# Start of Records shown
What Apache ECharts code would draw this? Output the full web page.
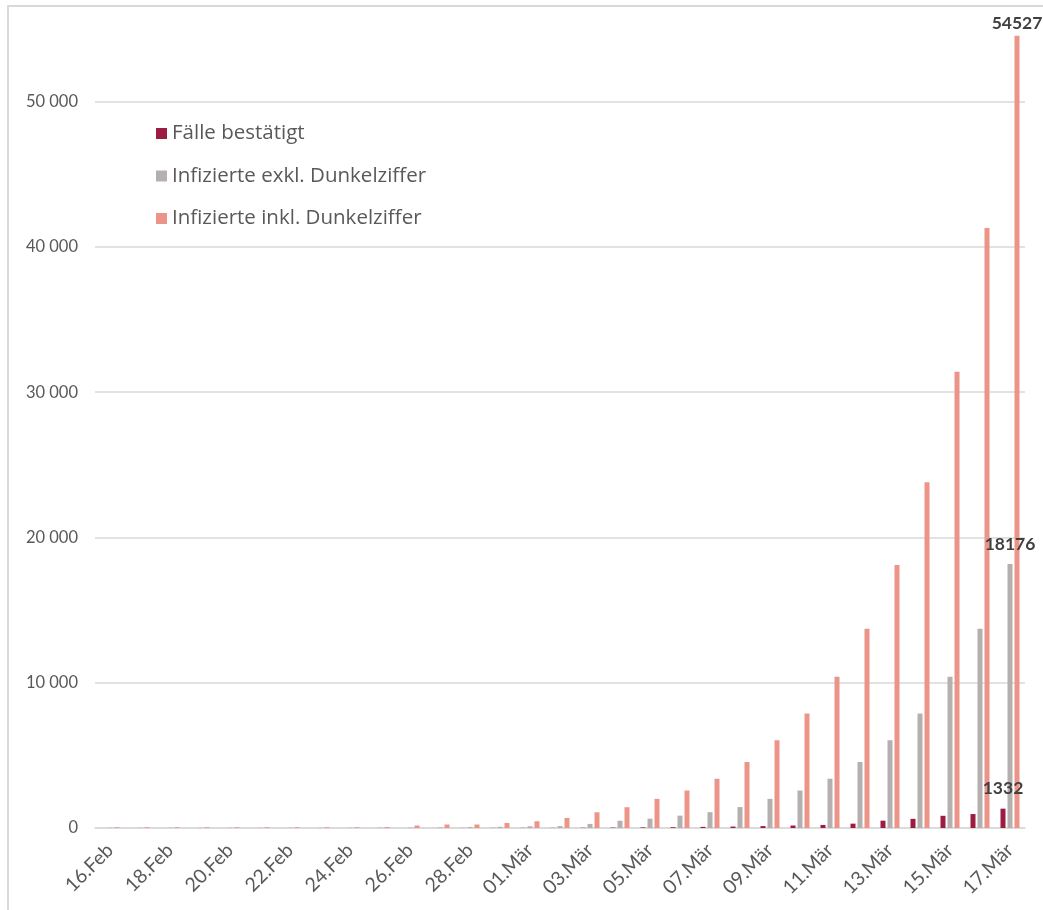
<!DOCTYPE html>
<html>
<head>
<meta charset="utf-8">
<script src="https://cdn.jsdelivr.net/npm/echarts@6/dist/echarts.min.js"></script>
<style>
  html, body { margin: 0; padding: 0; background: #fff; }
  #frame { position: absolute; left: 7px; top: 5px; width: 1100px; height: 1000px;
           border-left: 2px solid #d9d9d9; border-top: 2px solid #d9d9d9; }
  #myChart { position: absolute; left: 0; top: 0; width: 1043px; height: 910px; }
</style>
</head>
<body>
<div id="frame"></div>
<div id="myChart"></div>
<script>
var categories = ['16.Feb','17.Feb','18.Feb','19.Feb','20.Feb','21.Feb','22.Feb','23.Feb','24.Feb','25.Feb',
  '26.Feb','27.Feb','28.Feb','29.Feb','01.Mär','02.Mär','03.Mär','04.Mär','05.Mär','06.Mär','07.Mär',
  '08.Mär','09.Mär','10.Mär','11.Mär','12.Mär','13.Mär','14.Mär','15.Mär','16.Mär','17.Mär'];

var faelle = [0, 0, 0, 0, 0, 0, 0, 0, 0, 2,
  2, 3, 5, 9, 10, 10, 18, 27, 41, 55, 79,
  99, 131, 170, 210, 300, 505, 630, 840, 960, 1332];

var exklDunkel = [20, 20, 20, 20, 20, 20, 20, 20, 20, 25,
  30, 40, 60, 80, 115, 130, 280, 500, 640, 850, 1090,
  1440, 2005, 2580, 3390, 4540, 6040, 7880, 10420, 13720, 18176];

var inklDunkel = [50, 50, 50, 50, 50, 50, 50, 50, 50, 70,
  170, 240, 240, 345, 465, 690, 1080, 1430, 2005, 2580, 3390,
  4540, 6040, 7880, 10420, 13720, 18100, 23800, 31400, 41300, 54527];

var seriesNames = ['Fälle bestätigt', 'Infizierte exkl. Dunkelziffer', 'Infizierte inkl. Dunkelziffer'];
var colors = ['#9c1c42', '#b5b0af', '#ec9488'];

// only the last value of each series gets a label
function withLastLabel(arr, dist){
  return arr.map(function(v, i){
    if (i === arr.length - 1) {
      return { value: v, label: { show: true, distance: dist } };
    }
    return v;
  });
}

var font = 'Lato, "Open Sans", sans-serif';
var myChart = echarts.init(document.getElementById('myChart'));

var barLabel = {
  show: false,
  position: 'top',
  color: '#404040',
  fontWeight: 'bold',
  fontSize: 17.5,
  fontFamily: font
};

var option = {
  animation: false,
  color: colors,
  textStyle: { fontFamily: font },
  legend: {
    orient: 'vertical',
    left: 151,
    top: 118,
    itemWidth: 11,
    itemHeight: 11,
    itemGap: 21.5,
    icon: 'rect',
    textStyle: { fontSize: 20.5, color: '#595959', fontFamily: '"Open Sans", sans-serif' },
    data: seriesNames
  },
  grid: { left: 95, right: 18, top: 29, bottom: 82 },
  xAxis: {
    type: 'category',
    data: categories,
    axisLine: { lineStyle: { color: '#d9d9d9', width: 1.5 } },
    axisTick: { show: false },
    axisLabel: {
      interval: 1,
      rotate: 45,
      margin: 19,
      fontSize: 19.5,
      color: '#595959',
      fontFamily: font
    }
  },
  yAxis: {
    type: 'value',
    min: 0,
    max: 55000,
    interval: 10000,
    axisLine: { show: false },
    axisTick: { show: false },
    splitLine: { showMaxLine: false, lineStyle: { color: '#d9d9d9', width: 1.5 } },
    axisLabel: {
      showMaxLabel: false,
      margin: 17,
      fontSize: 16.5,
      color: '#595959',
      fontFamily: font,
      formatter: function(v){
        return String(v).replace(/\B(?=(\d{3})+(?!\d))/g, ' ');
      }
    }
  },
  series: [
    {
      name: seriesNames[0],
      type: 'bar',
      barWidth: 5,
      barGap: '40%',
      label: barLabel,
      data: withLastLabel(faelle, 11)
    },
    {
      name: seriesNames[1],
      type: 'bar',
      barWidth: 5,
      barGap: '40%',
      label: barLabel,
      data: withLastLabel(exklDunkel, 11)
    },
    {
      name: seriesNames[2],
      type: 'bar',
      barWidth: 5,
      barGap: '40%',
      label: barLabel,
      data: withLastLabel(inklDunkel, 4)
    }
  ]
};
myChart.setOption(option);
</script>
</body>
</html>
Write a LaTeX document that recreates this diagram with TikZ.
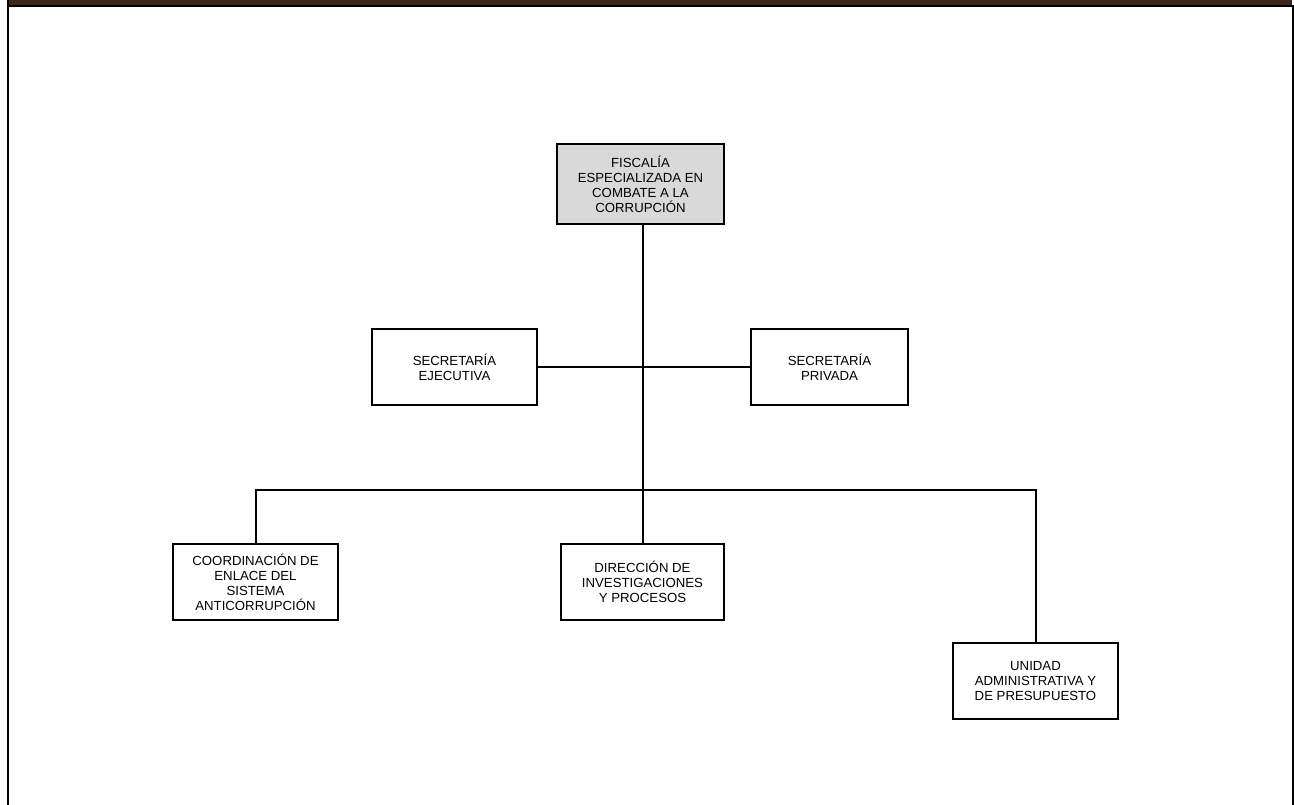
\documentclass[tikz,border=0pt]{standalone}
\usepackage{fontspec}
\setmainfont{Liberation Sans}
\definecolor{topbrown}{RGB}{61,38,30}
\definecolor{boxgray}{RGB}{217,217,217}
\begin{document}
\begin{tikzpicture}[x=1pt,y=-1pt,
  orgbox/.style={draw=black,line width=2pt,fill=white,align=center,
    font=\fontsize{13.2}{15}\selectfont,inner sep=2pt},
  link/.style={draw=black,line width=2pt}]
\useasboundingbox (0,0) rectangle (1294,805);
% frame
\fill[topbrown] (8,0) rectangle (1292,5.5);
\fill[black] (8,5) rectangle (1294,7.5);
\fill[black] (7,0) rectangle (9.3,805);
\fill[black] (1292,5) rectangle (1294,805);
% nodes
\node[orgbox,fill=boxgray,minimum width=167pt,minimum height=80pt] (fis) at (640.5,184)
  {FISCALÍA\\ESPECIALIZADA EN\\COMBATE A LA\\CORRUPCIÓN};
\node[orgbox,minimum width=165pt,minimum height=76pt] (se) at (454.5,367)
  {SECRETARÍA\\EJECUTIVA};
\node[orgbox,minimum width=157pt,minimum height=76pt] (sp) at (829.5,367)
  {SECRETARÍA\\PRIVADA};
\node[orgbox,minimum width=165pt,minimum height=76pt] (co) at (255.5,582)
  {COORDINACIÓN DE\\ENLACE DEL\\SISTEMA\\ANTICORRUPCIÓN};
\node[orgbox,minimum width=163pt,minimum height=76pt] (di) at (642.5,582)
  {DIRECCIÓN DE\\INVESTIGACIONES\\Y PROCESOS};
\node[orgbox,minimum width=165pt,minimum height=76pt] (un) at (1035.5,681)
  {UNIDAD\\ADMINISTRATIVA Y\\DE PRESUPUESTO};
% connectors
\coordinate (trunk) at (643,490);
\coordinate (barL) at (256,490);
\coordinate (barR) at (1036,490);
\draw[link] (fis.south -| trunk) -- (trunk) -- (di.north -| trunk);
\draw[link] (se.east) -- (sp.west);
\draw[link] (co.north -| barL) -- (barL) -- (barR) -- (un.north -| barR);
\end{tikzpicture}
\end{document}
# End of Records shown
Except for the pictures, reproduce every line exactly.

Solution to the problem =>
What Apache ECharts code would draw this? Output the full web page.
<!DOCTYPE html>
<html>
<head>
<meta charset="utf-8">
<script src="https://cdn.jsdelivr.net/npm/echarts@6/dist/echarts.min.js"></script>
<style>
  html, body { margin: 0; padding: 0; background: #fff; }
  #frame { position: absolute; left: 7px; top: 5px; width: 1100px; height: 1000px;
           border-left: 2px solid #d9d9d9; border-top: 2px solid #d9d9d9; }
  #myChart { position: absolute; left: 0; top: 0; width: 1043px; height: 910px; }
</style>
</head>
<body>
<div id="frame"></div>
<div id="myChart"></div>
<script>
var categories = ['16.Feb','17.Feb','18.Feb','19.Feb','20.Feb','21.Feb','22.Feb','23.Feb','24.Feb','25.Feb',
  '26.Feb','27.Feb','28.Feb','29.Feb','01.Mär','02.Mär','03.Mär','04.Mär','05.Mär','06.Mär','07.Mär',
  '08.Mär','09.Mär','10.Mär','11.Mär','12.Mär','13.Mär','14.Mär','15.Mär','16.Mär','17.Mär'];

var faelle = [0, 0, 0, 0, 0, 0, 0, 0, 0, 2,
  2, 3, 5, 9, 10, 10, 18, 27, 41, 55, 79,
  99, 131, 170, 210, 300, 505, 630, 840, 960, 1332];

var exklDunkel = [20, 20, 20, 20, 20, 20, 20, 20, 20, 25,
  30, 40, 60, 80, 115, 130, 280, 500, 640, 850, 1090,
  1440, 2005, 2580, 3390, 4540, 6040, 7880, 10420, 13720, 18176];

var inklDunkel = [50, 50, 50, 50, 50, 50, 50, 50, 50, 70,
  170, 240, 240, 345, 465, 690, 1080, 1430, 2005, 2580, 3390,
  4540, 6040, 7880, 10420, 13720, 18100, 23800, 31400, 41300, 54527];

var seriesNames = ['Fälle bestätigt', 'Infizierte exkl. Dunkelziffer', 'Infizierte inkl. Dunkelziffer'];
var colors = ['#9c1c42', '#b5b0af', '#ec9488'];

// only the last value of each series gets a label
function withLastLabel(arr, dist){
  return arr.map(function(v, i){
    if (i === arr.length - 1) {
      return { value: v, label: { show: true, distance: dist } };
    }
    return v;
  });
}

var font = 'Lato, "Open Sans", sans-serif';
var myChart = echarts.init(document.getElementById('myChart'));

var barLabel = {
  show: false,
  position: 'top',
  color: '#404040',
  fontWeight: 'bold',
  fontSize: 17.5,
  fontFamily: font
};

var option = {
  animation: false,
  color: colors,
  textStyle: { fontFamily: font },
  legend: {
    orient: 'vertical',
    left: 151,
    top: 118,
    itemWidth: 11,
    itemHeight: 11,
    itemGap: 21.5,
    icon: 'rect',
    textStyle: { fontSize: 20.5, color: '#595959', fontFamily: '"Open Sans", sans-serif' },
    data: seriesNames
  },
  grid: { left: 95, right: 18, top: 29, bottom: 82 },
  xAxis: {
    type: 'category',
    data: categories,
    axisLine: { lineStyle: { color: '#d9d9d9', width: 1.5 } },
    axisTick: { show: false },
    axisLabel: {
      interval: 1,
      rotate: 45,
      margin: 19,
      fontSize: 19.5,
      color: '#595959',
      fontFamily: font
    }
  },
  yAxis: {
    type: 'value',
    min: 0,
    max: 55000,
    interval: 10000,
    axisLine: { show: false },
    axisTick: { show: false },
    splitLine: { showMaxLine: false, lineStyle: { color: '#d9d9d9', width: 1.5 } },
    axisLabel: {
      showMaxLabel: false,
      margin: 17,
      fontSize: 16.5,
      color: '#595959',
      fontFamily: font,
      formatter: function(v){
        return String(v).replace(/\B(?=(\d{3})+(?!\d))/g, ' ');
      }
    }
  },
  series: [
    {
      name: seriesNames[0],
      type: 'bar',
      barWidth: 5,
      barGap: '40%',
      label: barLabel,
      data: withLastLabel(faelle, 11)
    },
    {
      name: seriesNames[1],
      type: 'bar',
      barWidth: 5,
      barGap: '40%',
      label: barLabel,
      data: withLastLabel(exklDunkel, 11)
    },
    {
      name: seriesNames[2],
      type: 'bar',
      barWidth: 5,
      barGap: '40%',
      label: barLabel,
      data: withLastLabel(inklDunkel, 4)
    }
  ]
};
myChart.setOption(option);
</script>
</body>
</html>
Write a LaTeX document that recreates this diagram with TikZ.
\documentclass[tikz,border=0pt]{standalone}
\usepackage{fontspec}
\setmainfont{Liberation Sans}
\definecolor{topbrown}{RGB}{61,38,30}
\definecolor{boxgray}{RGB}{217,217,217}
\begin{document}
\begin{tikzpicture}[x=1pt,y=-1pt,
  orgbox/.style={draw=black,line width=2pt,fill=white,align=center,
    font=\fontsize{13.2}{15}\selectfont,inner sep=2pt},
  link/.style={draw=black,line width=2pt}]
\useasboundingbox (0,0) rectangle (1294,805);
% frame
\fill[topbrown] (8,0) rectangle (1292,5.5);
\fill[black] (8,5) rectangle (1294,7.5);
\fill[black] (7,0) rectangle (9.3,805);
\fill[black] (1292,5) rectangle (1294,805);
% nodes
\node[orgbox,fill=boxgray,minimum width=167pt,minimum height=80pt] (fis) at (640.5,184)
  {FISCALÍA\\ESPECIALIZADA EN\\COMBATE A LA\\CORRUPCIÓN};
\node[orgbox,minimum width=165pt,minimum height=76pt] (se) at (454.5,367)
  {SECRETARÍA\\EJECUTIVA};
\node[orgbox,minimum width=157pt,minimum height=76pt] (sp) at (829.5,367)
  {SECRETARÍA\\PRIVADA};
\node[orgbox,minimum width=165pt,minimum height=76pt] (co) at (255.5,582)
  {COORDINACIÓN DE\\ENLACE DEL\\SISTEMA\\ANTICORRUPCIÓN};
\node[orgbox,minimum width=163pt,minimum height=76pt] (di) at (642.5,582)
  {DIRECCIÓN DE\\INVESTIGACIONES\\Y PROCESOS};
\node[orgbox,minimum width=165pt,minimum height=76pt] (un) at (1035.5,681)
  {UNIDAD\\ADMINISTRATIVA Y\\DE PRESUPUESTO};
% connectors
\coordinate (trunk) at (643,490);
\coordinate (barL) at (256,490);
\coordinate (barR) at (1036,490);
\draw[link] (fis.south -| trunk) -- (trunk) -- (di.north -| trunk);
\draw[link] (se.east) -- (sp.west);
\draw[link] (co.north -| barL) -- (barL) -- (barR) -- (un.north -| barR);
\end{tikzpicture}
\end{document}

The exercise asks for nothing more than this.